The AfroFuture Fest that prides itself as an “immersive, intimate, and intentional space keeping for Afro-Black [futurists]” planned for August 3, originally announced that tickets for “people of color” would cost $10 while those for “non-POC” or “white people,” could cost $20 if purchased early, and $20 or $40, respectively, if sold closer to the date of the festival.

“Our ticket structure was built to insure that the most marginalized communities (people of color) are provided with an equitable chance at enjoying events in their own community (black Detroit),” they explained in a festival announcement.

But the policy drew sharp criticism from whites and some blacks, and a biracial Detroit rapper known as Tiny Jag announced she would not appear at the show because of the policy.

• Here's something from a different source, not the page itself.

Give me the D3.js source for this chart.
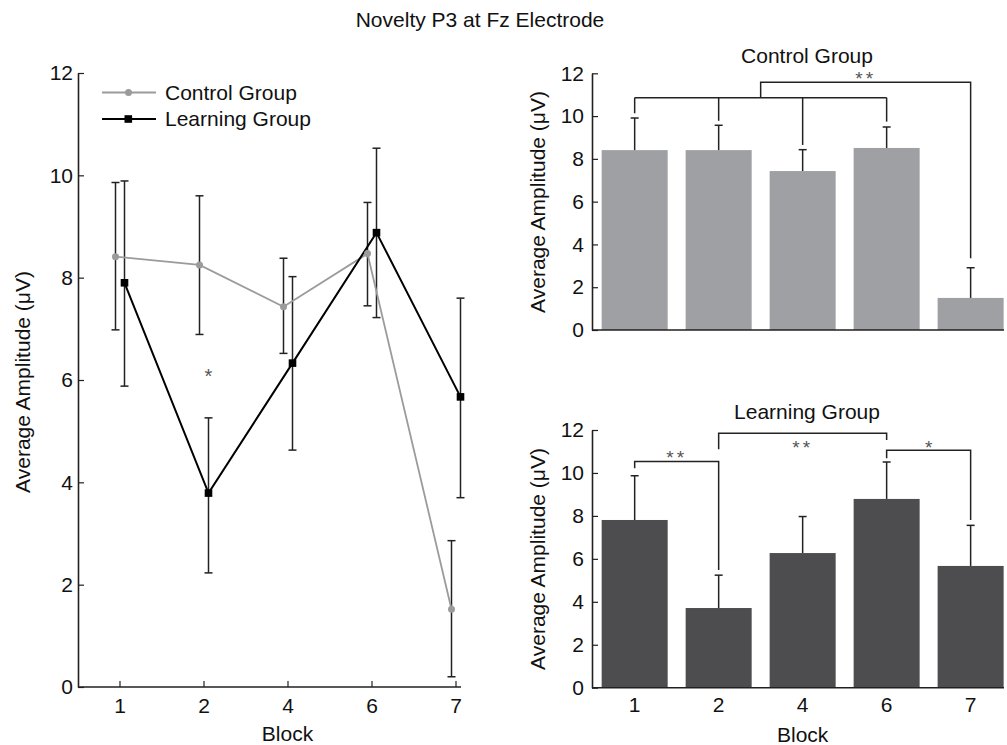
<!DOCTYPE html>
<html>
<head>
<meta charset="utf-8">
<script src="https://cdn.jsdelivr.net/npm/d3@7"></script>
<style>
  html, body { margin: 0; padding: 0; background: #fff; }
  svg { display: block; font-family: "Liberation Sans", Arial, Helvetica, sans-serif; }
</style>
</head>
<body>
<svg id="chart" width="1007" height="745"></svg>
<script>
// ---------- data ----------
const blocks = ["1", "2", "4", "6", "7"];
const yTicks = [0, 2, 4, 6, 8, 10, 12];

// line chart (left)
const controlMean  = [8.41, 8.25, 7.43, 8.47, 1.52];
const controlUpper = [9.86, 9.60, 8.38, 9.47, 2.86];
const controlLower = [6.98, 6.89, 6.52, 7.45, 0.20];
const learningMean  = [7.90, 3.79, 6.33, 8.88, 5.67];
const learningUpper = [9.89, 5.26, 8.02, 10.53, 7.60];
const learningLower = [5.88, 2.23, 4.63, 7.22, 3.70];
const lineStars = [{ block: "2", value: 6.16, label: "*" }];

// bar charts (right)
const barControlMean  = [8.41, 8.41, 7.43, 8.51, 1.50];
const barControlUpper = [9.91, 9.57, 8.43, 9.49, 2.91];
const barLearningMean  = [7.81, 3.71, 6.27, 8.79, 5.67];
const barLearningUpper = [9.87, 5.24, 7.97, 10.51, 7.56];

// significance brackets: [from, to], level, drop ends (value units)
const controlGroupBracket = { members: ["1", "2", "4", "6"], level: 10.86, ends: [10.13, 9.78, 8.65, 9.74] };
const controlOuterBracket = { from: "mid", to: "7", level: 11.58, endTo: 3.35, label: "**", labelValue: 11.99 };
const learningBrackets = [
  { from: "1", to: "2", level: 10.53, endFrom: 10.22, endTo: 5.48, label: "**", labelValue: 10.93 },
  { from: "2", to: "6", level: 11.85, endFrom: 11.10, endTo: 11.54, label: "**", labelValue: 11.41 },
  { from: "6", to: "7", level: 11.06, endFrom: 10.68, endTo: 7.81, label: "*", labelValue: 11.41 }
];

// ---------- styles ----------
const AXIS = "#231f20";
const CONTROL_LINE = "#9b9b9b";
const CONTROL_BAR = "#9fa0a4";
const LEARNING_BAR = "#4d4d4f";
const STAR = "#555";
const FS_TICK = 21, FS_LABEL = 21;

const svg = d3.select("#chart");

svg.append("text").attr("x", 480).attr("y", 27).attr("text-anchor", "middle")
  .attr("font-size", FS_LABEL).attr("fill", "#111").text("Novelty P3 at Fz Electrode");

function styleAxis(g) {
  g.attr("font-family", null).attr("font-size", FS_TICK);
  g.selectAll("text").attr("fill", "#111");
  g.selectAll("line").attr("stroke", AXIS).attr("stroke-width", 1.2);
  g.selectAll("path.domain").attr("stroke", AXIS).attr("stroke-width", 1.6);
}

function starText(g, x, cy, label, fs) {
  g.append("text").attr("x", x).attr("y", cy + 0.58 * fs)
    .attr("text-anchor", "middle").attr("font-size", fs).attr("fill", STAR)
    .attr("letter-spacing", label.length > 1 ? 3 : 0)
    .text(label);
}

// ---------- left: line chart ----------
(function () {
  const yL = d3.scaleLinear().domain([0, 12]).range([687, 73]);
  const xL = d3.scalePoint().domain(blocks).range([119.5, 455.5]);
  const g = svg.append("g");
  const offC = -4, offL = 5, cap = 4;

  const ya = g.append("g").attr("transform", "translate(78,0)")
    .call(d3.axisLeft(yL).tickValues(yTicks).tickSizeInner(-6).tickSizeOuter(0).tickPadding(5));
  styleAxis(ya);

  const xa = g.append("g").attr("transform", "translate(0,687)")
    .call(d3.axisBottom(xL).tickSizeInner(-6).tickSizeOuter(0).tickPadding(11));
  xa.select("path.domain").remove();
  styleAxis(xa);
  g.append("line").attr("x1", 78).attr("x2", 461).attr("y1", 687).attr("y2", 687)
    .attr("stroke", AXIS).attr("stroke-width", 1.6);

  g.append("text").attr("transform", "translate(30,382) rotate(-90)").attr("text-anchor", "middle")
    .attr("font-size", FS_LABEL).attr("fill", "#111").text("Average Amplitude (μV)");
  g.append("text").attr("x", xL("4")).attr("y", 741).attr("text-anchor", "middle")
    .attr("font-size", FS_LABEL).attr("fill", "#111").text("Block");

  function errorBars(mean, up, lo, off) {
    blocks.forEach((b, i) => {
      const x = xL(b) + off;
      g.append("line").attr("x1", x).attr("x2", x).attr("y1", yL(up[i])).attr("y2", yL(lo[i]))
        .attr("stroke", "#222").attr("stroke-width", 1.5);
      [up[i], lo[i]].forEach(v => g.append("line").attr("x1", x - cap).attr("x2", x + cap)
        .attr("y1", yL(v)).attr("y2", yL(v)).attr("stroke", "#222").attr("stroke-width", 1.5));
    });
  }
  errorBars(controlMean, controlUpper, controlLower, offC);
  errorBars(learningMean, learningUpper, learningLower, offL);

  const lineC = d3.line().x((d, i) => xL(blocks[i]) + offC).y(d => yL(d));
  const lineL = d3.line().x((d, i) => xL(blocks[i]) + offL).y(d => yL(d));
  g.append("path").attr("d", lineC(controlMean)).attr("fill", "none")
    .attr("stroke", CONTROL_LINE).attr("stroke-width", 1.8);
  g.append("path").attr("d", lineL(learningMean)).attr("fill", "none")
    .attr("stroke", "#000").attr("stroke-width", 2);
  g.selectAll(".cdot").data(controlMean).join("circle")
    .attr("cx", (d, i) => xL(blocks[i]) + offC).attr("cy", d => yL(d)).attr("r", 3.5).attr("fill", CONTROL_LINE);
  g.selectAll(".lsq").data(learningMean).join("rect")
    .attr("x", (d, i) => xL(blocks[i]) + offL - 3.8).attr("y", d => yL(d) - 3.8)
    .attr("width", 7.6).attr("height", 7.6).attr("fill", "#000");

  lineStars.forEach(s => starText(g, xL(s.block) + offL, yL(s.value), s.label, 20));

  // legend
  const lg = g.append("g");
  lg.append("line").attr("x1", 102).attr("x2", 156).attr("y1", 92.5).attr("y2", 92.5)
    .attr("stroke", CONTROL_LINE).attr("stroke-width", 1.8);
  lg.append("circle").attr("cx", 128.5).attr("cy", 92.5).attr("r", 3.5).attr("fill", CONTROL_LINE);
  lg.append("text").attr("x", 165).attr("y", 100).attr("font-size", FS_LABEL).attr("fill", "#111").text("Control Group");
  lg.append("line").attr("x1", 102).attr("x2", 156).attr("y1", 119).attr("y2", 119)
    .attr("stroke", "#000").attr("stroke-width", 2);
  lg.append("rect").attr("x", 124.5).attr("y", 115.2).attr("width", 7.6).attr("height", 7.6).attr("fill", "#000");
  lg.append("text").attr("x", 165).attr("y", 126).attr("font-size", FS_LABEL).attr("fill", "#111").text("Learning Group");
})();

// ---------- right: bar charts ----------
function barChart(opts) {
  const y = d3.scaleLinear().domain([0, 12]).range([opts.y0, opts.y12]);
  const x = d3.scaleBand().domain(blocks).range([592, 1013.3]).paddingInner(0.214).paddingOuter(0.115);
  const cx = b => x(b) + x.bandwidth() / 2;
  const g = svg.append("g");
  const cap = 4;

  g.selectAll("rect.bar").data(opts.mean).join("rect").attr("class", "bar")
    .attr("x", (d, i) => x(blocks[i])).attr("width", x.bandwidth())
    .attr("y", d => y(d)).attr("height", d => y(0) - y(d)).attr("fill", opts.color);

  blocks.forEach((b, i) => {
    g.append("line").attr("x1", cx(b)).attr("x2", cx(b)).attr("y1", y(opts.mean[i])).attr("y2", y(opts.upper[i]))
      .attr("stroke", "#222").attr("stroke-width", 1.5);
    g.append("line").attr("x1", cx(b) - cap).attr("x2", cx(b) + cap).attr("y1", y(opts.upper[i])).attr("y2", y(opts.upper[i]))
      .attr("stroke", "#222").attr("stroke-width", 1.5);
  });

  const ya = g.append("g").attr("transform", "translate(592,0)")
    .call(d3.axisLeft(y).tickValues(yTicks).tickSizeInner(-6).tickSizeOuter(0).tickPadding(8));
  styleAxis(ya);
  if (opts.showX) {
    const xa = g.append("g").attr("transform", `translate(0,${opts.y0})`)
      .call(d3.axisBottom(x).tickSize(0).tickPadding(9));
    xa.select("path.domain").remove();
    styleAxis(xa);
    g.append("text").attr("x", cx("4")).attr("y", 741.5).attr("text-anchor", "middle")
      .attr("font-size", FS_LABEL).attr("fill", "#111").text("Block");
  }
  g.append("line").attr("x1", 592).attr("x2", 1004).attr("y1", opts.y0).attr("y2", opts.y0)
    .attr("stroke", AXIS).attr("stroke-width", 1.6);

  g.append("text").attr("transform", `translate(545,${opts.labelY}) rotate(-90)`).attr("text-anchor", "middle")
    .attr("font-size", FS_LABEL).attr("fill", "#111").text("Average Amplitude (μV)");
  g.append("text").attr("x", 807).attr("y", opts.titleY).attr("text-anchor", "middle")
    .attr("font-size", FS_LABEL).attr("fill", "#111").text(opts.title);

  return { g, x, y, cx };
}

function bracketPath(g, pts) {
  g.append("path").attr("d", d3.line()(pts)).attr("fill", "none")
    .attr("stroke", "#222").attr("stroke-width", 1.5);
}

// top: control
(function () {
  const { g, y, cx } = barChart({ y0: 330, y12: 73.3, mean: barControlMean, upper: barControlUpper,
    color: CONTROL_BAR, title: "Control Group", titleY: 62.5, labelY: 202, showX: false });
  const m = controlGroupBracket;
  const xs = m.members.map(cx);
  bracketPath(g, [[xs[0], y(m.level)], [xs[xs.length - 1], y(m.level)]]);
  m.members.forEach((b, i) => bracketPath(g, [[cx(b), y(m.level)], [cx(b), y(m.ends[i])]]));
  const mid = (xs[0] + xs[xs.length - 1]) / 2;
  const o = controlOuterBracket;
  bracketPath(g, [[mid, y(m.level)], [mid, y(o.level)], [cx(o.to), y(o.level)], [cx(o.to), y(o.endTo)]]);
  starText(g, (mid + cx(o.to)) / 2, y(o.labelValue), o.label, 19);
})();

// bottom: learning
(function () {
  const { g, y, cx } = barChart({ y0: 687.7, y12: 430, mean: barLearningMean, upper: barLearningUpper,
    color: LEARNING_BAR, title: "Learning Group", titleY: 418.5, labelY: 559, showX: true });
  learningBrackets.forEach(br => {
    bracketPath(g, [[cx(br.from), y(br.endFrom)], [cx(br.from), y(br.level)], [cx(br.to), y(br.level)], [cx(br.to), y(br.endTo)]]);
    starText(g, (cx(br.from) + cx(br.to)) / 2, y(br.labelValue), br.label, 19);
  });
})();
</script>
</body>
</html>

That forced the organizers in the majority African-American city, a community group called Afrofuture Youth, to reverse course Sunday and set all ticket prices at $20.

Organizer Adrienne Ayers said the original pricing was set to “promote equity over equality” for blacks.

“The ticket structure is set up to support the most marginalized. Often times when dope events happen in Detroit the cheapest tickets are bought and then sold by people not from the community (because) they can afford them first, leaving higher price tickets as the only options left,” she said on Twitter on July 2.

The policy was changed Sunday, Afrofuture Youth announced, “For the safety of our community, family, elders who received threats from white supremacists, & youth who were subjected to seeing racist comments” on social media.

All tickets will be $20, but the group suggests additional donations from “nonPOC” attendees.

The controversy came amid growing talk of the US government and communities paying reparations to African Americans for centuries of slavery, discrimination and abuse.